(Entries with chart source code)
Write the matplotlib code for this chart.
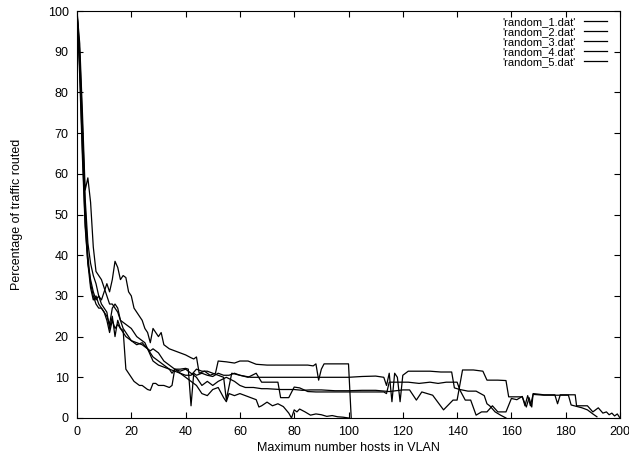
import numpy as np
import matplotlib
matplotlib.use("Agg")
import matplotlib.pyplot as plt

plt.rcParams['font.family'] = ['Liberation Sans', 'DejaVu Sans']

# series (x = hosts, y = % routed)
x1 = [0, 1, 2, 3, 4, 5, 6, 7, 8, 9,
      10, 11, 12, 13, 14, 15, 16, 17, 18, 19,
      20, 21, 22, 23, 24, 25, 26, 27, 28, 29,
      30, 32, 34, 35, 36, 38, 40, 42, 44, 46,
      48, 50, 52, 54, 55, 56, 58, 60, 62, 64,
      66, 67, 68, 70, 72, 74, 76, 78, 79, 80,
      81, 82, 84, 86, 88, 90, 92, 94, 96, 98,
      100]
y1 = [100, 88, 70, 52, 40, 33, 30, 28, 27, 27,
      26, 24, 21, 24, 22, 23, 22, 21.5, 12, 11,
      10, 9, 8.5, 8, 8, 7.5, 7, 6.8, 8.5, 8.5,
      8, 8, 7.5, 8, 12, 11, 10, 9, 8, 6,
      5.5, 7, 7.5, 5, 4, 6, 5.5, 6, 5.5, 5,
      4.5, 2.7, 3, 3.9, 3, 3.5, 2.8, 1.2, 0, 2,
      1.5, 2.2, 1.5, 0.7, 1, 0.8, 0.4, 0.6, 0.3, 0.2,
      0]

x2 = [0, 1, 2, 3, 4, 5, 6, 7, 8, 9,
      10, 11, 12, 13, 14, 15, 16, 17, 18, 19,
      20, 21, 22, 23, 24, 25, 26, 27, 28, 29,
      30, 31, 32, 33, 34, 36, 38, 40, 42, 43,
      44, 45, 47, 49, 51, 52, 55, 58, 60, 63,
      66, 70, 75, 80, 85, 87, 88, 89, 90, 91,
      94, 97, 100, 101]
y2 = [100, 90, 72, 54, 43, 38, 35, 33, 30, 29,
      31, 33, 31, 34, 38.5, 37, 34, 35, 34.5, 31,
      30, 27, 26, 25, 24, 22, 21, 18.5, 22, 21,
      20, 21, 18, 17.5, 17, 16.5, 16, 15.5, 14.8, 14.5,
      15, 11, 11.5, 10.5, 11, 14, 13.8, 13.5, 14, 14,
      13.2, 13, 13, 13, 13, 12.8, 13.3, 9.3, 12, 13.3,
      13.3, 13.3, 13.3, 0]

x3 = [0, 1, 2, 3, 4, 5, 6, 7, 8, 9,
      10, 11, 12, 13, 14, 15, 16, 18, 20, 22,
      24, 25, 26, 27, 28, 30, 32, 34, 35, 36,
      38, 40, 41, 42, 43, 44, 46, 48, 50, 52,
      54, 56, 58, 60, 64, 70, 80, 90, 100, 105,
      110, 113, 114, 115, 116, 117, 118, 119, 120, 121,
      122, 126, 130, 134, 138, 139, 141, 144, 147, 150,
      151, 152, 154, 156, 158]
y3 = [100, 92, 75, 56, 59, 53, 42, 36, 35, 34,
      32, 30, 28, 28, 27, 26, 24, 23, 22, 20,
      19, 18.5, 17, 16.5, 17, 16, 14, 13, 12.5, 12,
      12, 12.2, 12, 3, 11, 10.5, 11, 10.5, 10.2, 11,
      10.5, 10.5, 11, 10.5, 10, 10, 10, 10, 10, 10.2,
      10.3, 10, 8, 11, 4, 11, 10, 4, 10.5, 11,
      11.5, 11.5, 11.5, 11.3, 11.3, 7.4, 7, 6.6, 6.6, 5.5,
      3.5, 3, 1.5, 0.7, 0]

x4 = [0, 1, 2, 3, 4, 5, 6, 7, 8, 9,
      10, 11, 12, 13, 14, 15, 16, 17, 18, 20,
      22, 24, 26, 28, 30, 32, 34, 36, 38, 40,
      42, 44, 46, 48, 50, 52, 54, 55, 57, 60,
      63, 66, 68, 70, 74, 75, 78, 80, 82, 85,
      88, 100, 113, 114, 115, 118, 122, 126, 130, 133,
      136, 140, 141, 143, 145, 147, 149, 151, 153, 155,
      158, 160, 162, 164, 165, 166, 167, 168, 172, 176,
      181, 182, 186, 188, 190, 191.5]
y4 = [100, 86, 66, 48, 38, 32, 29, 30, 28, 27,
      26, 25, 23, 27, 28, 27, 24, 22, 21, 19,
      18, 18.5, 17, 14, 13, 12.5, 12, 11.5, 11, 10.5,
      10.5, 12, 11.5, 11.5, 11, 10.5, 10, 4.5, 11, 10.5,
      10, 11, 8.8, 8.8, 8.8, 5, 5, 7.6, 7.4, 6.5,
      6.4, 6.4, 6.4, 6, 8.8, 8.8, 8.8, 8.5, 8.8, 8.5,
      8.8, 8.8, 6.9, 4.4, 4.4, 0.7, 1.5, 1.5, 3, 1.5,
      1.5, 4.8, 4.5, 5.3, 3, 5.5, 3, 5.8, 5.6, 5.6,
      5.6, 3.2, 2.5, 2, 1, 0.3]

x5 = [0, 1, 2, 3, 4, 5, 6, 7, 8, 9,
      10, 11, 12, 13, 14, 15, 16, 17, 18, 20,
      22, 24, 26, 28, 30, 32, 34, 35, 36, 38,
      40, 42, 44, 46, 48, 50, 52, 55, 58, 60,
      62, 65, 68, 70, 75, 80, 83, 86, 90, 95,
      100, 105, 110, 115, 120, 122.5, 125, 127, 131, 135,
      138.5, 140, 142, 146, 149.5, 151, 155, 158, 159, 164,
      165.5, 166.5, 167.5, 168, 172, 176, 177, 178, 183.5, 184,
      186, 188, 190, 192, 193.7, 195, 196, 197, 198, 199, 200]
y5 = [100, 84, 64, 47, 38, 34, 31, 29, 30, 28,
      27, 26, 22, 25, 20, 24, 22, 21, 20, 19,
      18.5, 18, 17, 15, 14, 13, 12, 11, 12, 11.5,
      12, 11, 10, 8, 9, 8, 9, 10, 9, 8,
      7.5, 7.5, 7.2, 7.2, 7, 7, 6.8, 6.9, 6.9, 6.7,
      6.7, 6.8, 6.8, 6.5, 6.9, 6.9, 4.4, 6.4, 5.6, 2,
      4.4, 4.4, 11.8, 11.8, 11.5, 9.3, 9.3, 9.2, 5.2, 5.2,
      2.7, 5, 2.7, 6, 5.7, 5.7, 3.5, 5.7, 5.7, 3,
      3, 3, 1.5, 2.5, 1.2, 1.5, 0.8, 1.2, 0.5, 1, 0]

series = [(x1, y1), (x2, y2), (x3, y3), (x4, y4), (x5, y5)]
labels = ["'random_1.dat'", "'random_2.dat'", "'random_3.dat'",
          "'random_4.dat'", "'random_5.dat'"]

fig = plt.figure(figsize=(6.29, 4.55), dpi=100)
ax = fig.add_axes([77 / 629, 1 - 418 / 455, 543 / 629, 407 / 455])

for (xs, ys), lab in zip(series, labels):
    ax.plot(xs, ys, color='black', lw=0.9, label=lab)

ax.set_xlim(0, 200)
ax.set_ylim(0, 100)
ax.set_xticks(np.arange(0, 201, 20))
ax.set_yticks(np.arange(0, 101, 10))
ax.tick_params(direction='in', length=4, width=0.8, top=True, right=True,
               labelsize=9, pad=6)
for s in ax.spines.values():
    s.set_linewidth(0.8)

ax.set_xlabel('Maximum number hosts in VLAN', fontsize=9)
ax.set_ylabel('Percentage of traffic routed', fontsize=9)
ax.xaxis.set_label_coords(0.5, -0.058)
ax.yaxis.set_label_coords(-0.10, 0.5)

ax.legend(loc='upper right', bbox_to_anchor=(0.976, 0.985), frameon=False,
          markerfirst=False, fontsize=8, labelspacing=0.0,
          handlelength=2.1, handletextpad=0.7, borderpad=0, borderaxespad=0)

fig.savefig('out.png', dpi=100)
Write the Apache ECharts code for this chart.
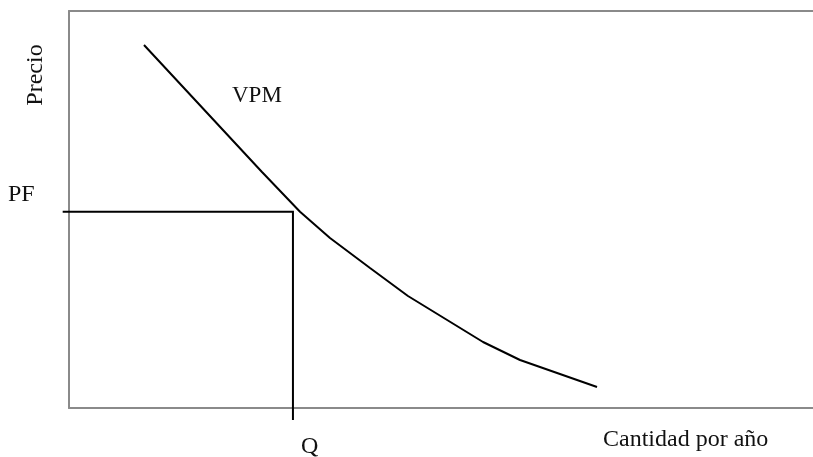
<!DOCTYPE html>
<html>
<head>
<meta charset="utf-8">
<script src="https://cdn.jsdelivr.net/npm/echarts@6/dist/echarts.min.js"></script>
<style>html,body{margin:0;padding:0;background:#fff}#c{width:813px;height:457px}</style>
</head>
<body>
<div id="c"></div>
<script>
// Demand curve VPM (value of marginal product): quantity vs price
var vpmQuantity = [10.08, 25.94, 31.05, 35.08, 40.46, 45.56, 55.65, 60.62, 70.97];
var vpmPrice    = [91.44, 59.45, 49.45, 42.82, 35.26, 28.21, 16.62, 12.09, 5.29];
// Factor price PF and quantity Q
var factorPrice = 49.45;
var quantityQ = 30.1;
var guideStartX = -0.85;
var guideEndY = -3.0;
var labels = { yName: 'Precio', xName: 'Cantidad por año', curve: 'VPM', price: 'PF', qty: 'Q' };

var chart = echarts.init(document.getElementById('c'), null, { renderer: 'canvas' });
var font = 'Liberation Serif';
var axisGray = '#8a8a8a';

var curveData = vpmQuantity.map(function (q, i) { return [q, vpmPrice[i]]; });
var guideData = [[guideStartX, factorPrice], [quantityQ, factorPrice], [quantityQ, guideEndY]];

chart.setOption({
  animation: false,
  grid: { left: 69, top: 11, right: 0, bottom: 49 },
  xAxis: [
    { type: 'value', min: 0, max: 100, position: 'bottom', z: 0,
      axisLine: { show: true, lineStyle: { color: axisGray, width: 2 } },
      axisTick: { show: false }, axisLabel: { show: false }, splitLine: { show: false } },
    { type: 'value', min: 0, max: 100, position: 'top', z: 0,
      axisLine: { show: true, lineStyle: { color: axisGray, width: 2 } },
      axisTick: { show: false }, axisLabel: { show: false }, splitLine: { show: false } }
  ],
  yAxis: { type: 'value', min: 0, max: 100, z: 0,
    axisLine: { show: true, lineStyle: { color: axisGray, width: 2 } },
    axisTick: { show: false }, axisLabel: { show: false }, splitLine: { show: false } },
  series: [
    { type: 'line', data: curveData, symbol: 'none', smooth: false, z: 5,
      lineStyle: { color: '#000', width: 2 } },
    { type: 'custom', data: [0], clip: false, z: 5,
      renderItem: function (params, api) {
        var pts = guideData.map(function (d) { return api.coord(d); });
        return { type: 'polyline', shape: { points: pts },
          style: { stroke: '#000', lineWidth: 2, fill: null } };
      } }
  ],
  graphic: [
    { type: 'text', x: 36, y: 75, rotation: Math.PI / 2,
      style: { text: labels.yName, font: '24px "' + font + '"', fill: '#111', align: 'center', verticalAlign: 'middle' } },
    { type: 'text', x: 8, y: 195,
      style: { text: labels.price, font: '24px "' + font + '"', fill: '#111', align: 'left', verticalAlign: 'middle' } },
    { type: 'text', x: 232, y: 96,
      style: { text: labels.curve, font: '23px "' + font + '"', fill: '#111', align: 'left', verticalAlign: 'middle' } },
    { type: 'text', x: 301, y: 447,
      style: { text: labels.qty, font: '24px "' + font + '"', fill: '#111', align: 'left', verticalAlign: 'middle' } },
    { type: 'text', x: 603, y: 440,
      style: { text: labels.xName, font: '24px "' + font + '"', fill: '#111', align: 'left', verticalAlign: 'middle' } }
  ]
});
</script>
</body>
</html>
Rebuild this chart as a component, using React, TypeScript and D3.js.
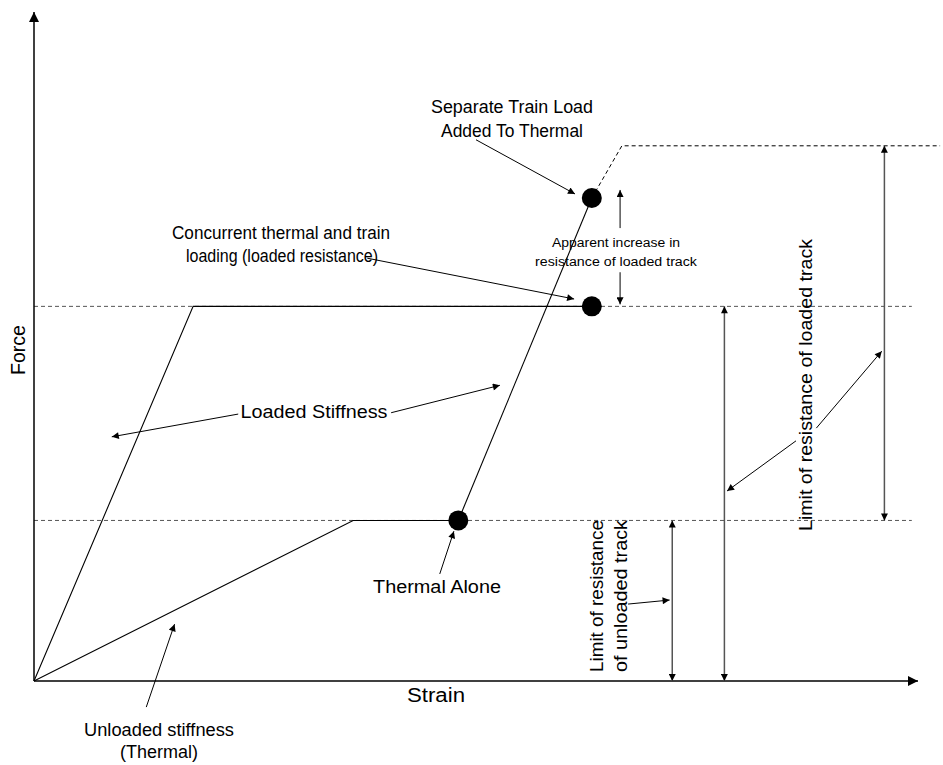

Short exercise: Collect each line containing the string "matplotlib".

Output of the exercise:
Write the matplotlib code for this chart.
import matplotlib
matplotlib.use("Agg")
import matplotlib.pyplot as plt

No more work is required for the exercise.